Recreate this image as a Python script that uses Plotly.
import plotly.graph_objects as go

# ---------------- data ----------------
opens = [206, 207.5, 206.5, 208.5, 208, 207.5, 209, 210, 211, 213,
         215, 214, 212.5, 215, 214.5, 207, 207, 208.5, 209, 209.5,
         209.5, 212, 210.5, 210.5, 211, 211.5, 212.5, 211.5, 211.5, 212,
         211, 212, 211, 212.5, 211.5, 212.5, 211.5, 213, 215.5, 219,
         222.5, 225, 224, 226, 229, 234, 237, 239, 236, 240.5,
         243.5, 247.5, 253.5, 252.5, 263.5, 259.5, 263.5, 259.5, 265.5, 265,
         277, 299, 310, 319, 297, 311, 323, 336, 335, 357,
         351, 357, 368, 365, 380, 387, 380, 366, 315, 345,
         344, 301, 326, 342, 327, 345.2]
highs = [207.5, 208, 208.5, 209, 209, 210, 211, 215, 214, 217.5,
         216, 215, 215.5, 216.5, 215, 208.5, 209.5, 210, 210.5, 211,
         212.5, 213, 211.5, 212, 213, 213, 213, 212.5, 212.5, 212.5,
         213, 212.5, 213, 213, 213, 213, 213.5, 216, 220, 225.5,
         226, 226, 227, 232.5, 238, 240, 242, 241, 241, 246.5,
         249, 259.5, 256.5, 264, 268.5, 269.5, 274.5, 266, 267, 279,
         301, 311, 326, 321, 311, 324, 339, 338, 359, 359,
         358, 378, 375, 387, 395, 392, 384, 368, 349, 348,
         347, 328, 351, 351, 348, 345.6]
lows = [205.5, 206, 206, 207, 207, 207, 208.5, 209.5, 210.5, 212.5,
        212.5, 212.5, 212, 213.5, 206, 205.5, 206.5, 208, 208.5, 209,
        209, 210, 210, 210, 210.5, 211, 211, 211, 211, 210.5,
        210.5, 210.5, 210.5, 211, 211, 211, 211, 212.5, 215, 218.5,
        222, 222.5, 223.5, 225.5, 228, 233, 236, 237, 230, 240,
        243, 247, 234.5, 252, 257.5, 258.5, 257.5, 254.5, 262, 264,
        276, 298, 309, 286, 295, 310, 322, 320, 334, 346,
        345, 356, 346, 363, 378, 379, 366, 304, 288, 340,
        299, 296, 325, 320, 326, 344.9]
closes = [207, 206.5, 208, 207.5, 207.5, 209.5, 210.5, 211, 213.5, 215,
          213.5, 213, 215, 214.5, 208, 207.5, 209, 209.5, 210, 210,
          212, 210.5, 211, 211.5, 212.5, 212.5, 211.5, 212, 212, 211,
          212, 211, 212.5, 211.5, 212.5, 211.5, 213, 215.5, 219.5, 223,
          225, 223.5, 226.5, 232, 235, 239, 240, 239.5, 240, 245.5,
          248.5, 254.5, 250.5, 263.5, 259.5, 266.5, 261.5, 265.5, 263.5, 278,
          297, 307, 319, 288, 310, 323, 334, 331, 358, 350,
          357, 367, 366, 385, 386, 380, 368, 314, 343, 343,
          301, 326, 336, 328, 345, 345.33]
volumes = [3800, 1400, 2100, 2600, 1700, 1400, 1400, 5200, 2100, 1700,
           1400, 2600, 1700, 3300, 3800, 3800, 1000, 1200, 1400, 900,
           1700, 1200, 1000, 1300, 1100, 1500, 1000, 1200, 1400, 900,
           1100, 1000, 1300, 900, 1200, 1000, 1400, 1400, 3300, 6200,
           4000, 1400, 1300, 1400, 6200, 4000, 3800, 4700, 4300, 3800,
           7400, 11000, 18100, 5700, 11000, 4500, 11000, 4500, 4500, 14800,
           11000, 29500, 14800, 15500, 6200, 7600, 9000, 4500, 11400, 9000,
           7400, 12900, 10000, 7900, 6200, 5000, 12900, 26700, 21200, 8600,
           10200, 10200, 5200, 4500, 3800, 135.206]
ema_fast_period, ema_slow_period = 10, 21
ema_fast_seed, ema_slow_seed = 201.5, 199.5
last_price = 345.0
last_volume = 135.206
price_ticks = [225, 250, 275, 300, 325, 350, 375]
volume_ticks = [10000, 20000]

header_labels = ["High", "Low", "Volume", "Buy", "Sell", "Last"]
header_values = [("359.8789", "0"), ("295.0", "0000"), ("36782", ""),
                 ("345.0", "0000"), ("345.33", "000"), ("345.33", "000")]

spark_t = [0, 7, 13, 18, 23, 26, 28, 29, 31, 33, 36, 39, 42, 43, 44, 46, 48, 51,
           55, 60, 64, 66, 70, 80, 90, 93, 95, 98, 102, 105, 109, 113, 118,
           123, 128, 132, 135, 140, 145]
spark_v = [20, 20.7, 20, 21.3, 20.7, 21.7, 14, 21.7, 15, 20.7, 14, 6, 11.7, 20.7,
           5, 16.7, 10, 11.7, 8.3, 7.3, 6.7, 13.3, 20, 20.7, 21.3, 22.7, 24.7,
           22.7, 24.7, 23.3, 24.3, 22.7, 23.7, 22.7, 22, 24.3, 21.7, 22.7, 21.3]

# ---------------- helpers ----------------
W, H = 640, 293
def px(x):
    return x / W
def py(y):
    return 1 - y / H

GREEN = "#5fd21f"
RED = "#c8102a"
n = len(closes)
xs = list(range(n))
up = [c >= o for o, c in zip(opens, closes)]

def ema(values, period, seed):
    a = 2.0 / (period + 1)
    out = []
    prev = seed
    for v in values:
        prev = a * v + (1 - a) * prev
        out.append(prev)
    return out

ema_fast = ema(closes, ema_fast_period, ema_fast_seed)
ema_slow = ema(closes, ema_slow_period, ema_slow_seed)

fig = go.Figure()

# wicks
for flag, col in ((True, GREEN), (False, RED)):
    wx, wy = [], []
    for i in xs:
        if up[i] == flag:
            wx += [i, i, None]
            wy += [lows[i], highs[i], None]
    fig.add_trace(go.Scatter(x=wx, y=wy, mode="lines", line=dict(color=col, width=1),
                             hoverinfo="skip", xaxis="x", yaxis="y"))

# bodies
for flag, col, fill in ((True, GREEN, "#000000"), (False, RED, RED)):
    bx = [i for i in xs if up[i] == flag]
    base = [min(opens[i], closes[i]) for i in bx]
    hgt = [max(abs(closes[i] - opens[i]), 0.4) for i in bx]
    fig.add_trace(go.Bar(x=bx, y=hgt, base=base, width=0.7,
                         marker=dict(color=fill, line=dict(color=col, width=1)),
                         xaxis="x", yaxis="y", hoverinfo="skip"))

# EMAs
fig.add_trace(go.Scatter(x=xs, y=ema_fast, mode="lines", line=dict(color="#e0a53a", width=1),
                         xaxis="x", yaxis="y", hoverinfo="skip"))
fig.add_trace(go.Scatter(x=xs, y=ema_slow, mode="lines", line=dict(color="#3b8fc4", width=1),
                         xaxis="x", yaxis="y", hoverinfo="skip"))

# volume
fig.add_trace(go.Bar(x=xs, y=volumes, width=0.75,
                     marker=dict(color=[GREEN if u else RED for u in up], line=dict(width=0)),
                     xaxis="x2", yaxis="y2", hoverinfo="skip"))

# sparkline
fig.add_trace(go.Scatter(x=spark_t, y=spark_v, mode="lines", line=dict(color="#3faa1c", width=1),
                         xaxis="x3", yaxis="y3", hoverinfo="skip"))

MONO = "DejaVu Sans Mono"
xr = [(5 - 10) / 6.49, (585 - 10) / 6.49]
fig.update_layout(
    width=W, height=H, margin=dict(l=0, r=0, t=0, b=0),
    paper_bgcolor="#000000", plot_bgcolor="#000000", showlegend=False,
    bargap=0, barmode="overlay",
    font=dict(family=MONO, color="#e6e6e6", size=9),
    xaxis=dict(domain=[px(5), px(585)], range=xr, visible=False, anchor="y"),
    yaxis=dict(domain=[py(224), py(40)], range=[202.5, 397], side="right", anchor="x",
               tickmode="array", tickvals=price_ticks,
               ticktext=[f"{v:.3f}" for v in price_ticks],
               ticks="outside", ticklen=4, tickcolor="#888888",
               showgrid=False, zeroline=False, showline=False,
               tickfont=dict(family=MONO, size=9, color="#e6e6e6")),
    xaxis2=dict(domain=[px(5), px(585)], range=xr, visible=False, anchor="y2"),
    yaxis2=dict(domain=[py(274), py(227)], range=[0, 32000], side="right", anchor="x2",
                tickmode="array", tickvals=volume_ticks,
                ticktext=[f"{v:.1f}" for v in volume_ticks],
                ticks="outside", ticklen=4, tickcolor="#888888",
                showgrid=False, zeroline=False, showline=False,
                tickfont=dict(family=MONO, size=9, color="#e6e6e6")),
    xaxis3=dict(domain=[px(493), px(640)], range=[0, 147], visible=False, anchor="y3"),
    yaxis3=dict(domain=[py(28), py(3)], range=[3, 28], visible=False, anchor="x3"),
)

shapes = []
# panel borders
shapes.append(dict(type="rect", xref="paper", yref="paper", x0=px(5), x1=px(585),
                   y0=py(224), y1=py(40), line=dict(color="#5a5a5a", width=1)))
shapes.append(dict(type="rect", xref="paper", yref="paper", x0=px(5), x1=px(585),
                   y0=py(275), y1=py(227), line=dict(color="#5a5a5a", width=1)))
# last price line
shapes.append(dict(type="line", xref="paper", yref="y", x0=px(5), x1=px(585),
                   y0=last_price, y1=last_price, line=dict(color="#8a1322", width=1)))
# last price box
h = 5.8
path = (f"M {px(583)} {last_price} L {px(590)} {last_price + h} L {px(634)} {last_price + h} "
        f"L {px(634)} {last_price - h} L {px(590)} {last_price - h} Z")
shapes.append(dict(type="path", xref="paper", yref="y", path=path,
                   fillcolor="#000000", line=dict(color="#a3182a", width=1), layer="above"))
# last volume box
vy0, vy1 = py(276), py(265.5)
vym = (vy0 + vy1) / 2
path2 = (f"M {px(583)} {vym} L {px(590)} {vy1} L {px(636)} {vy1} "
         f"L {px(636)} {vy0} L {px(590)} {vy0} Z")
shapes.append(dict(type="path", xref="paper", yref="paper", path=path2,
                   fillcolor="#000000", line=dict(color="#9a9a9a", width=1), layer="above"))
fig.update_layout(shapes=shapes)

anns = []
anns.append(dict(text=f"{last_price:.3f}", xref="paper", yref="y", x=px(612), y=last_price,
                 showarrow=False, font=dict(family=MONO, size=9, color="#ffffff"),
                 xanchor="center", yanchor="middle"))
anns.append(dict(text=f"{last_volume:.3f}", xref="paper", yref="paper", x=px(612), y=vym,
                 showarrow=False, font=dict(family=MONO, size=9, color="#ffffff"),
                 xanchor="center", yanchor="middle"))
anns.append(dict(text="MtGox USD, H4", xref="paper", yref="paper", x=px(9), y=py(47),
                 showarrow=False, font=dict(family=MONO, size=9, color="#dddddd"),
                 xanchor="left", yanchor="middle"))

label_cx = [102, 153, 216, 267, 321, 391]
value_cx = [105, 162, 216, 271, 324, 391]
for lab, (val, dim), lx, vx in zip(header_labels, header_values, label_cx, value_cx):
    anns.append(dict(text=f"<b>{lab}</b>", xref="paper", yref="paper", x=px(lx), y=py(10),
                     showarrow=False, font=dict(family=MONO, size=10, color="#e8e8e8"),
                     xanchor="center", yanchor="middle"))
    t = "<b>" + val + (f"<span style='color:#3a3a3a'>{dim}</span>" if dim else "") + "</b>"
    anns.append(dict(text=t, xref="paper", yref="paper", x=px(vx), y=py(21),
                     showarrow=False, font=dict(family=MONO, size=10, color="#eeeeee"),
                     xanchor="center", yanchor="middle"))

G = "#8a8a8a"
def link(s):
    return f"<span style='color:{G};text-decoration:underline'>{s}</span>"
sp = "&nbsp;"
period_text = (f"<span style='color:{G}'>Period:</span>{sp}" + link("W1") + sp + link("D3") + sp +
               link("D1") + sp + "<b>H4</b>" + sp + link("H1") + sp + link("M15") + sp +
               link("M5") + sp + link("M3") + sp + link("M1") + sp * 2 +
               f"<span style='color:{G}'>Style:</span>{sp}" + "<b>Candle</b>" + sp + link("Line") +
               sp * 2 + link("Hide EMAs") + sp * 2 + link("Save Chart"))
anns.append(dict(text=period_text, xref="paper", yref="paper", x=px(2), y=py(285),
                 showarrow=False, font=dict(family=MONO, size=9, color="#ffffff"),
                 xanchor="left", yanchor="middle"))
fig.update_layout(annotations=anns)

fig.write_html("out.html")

### Set task
In the listing above, please print only the lines from the first one to the line where "import plotly.graph_objects as go" appears, exactly as written, both of those lines included.

### Exercise solution
Recreate this image as a Python script that uses Plotly.
import plotly.graph_objects as go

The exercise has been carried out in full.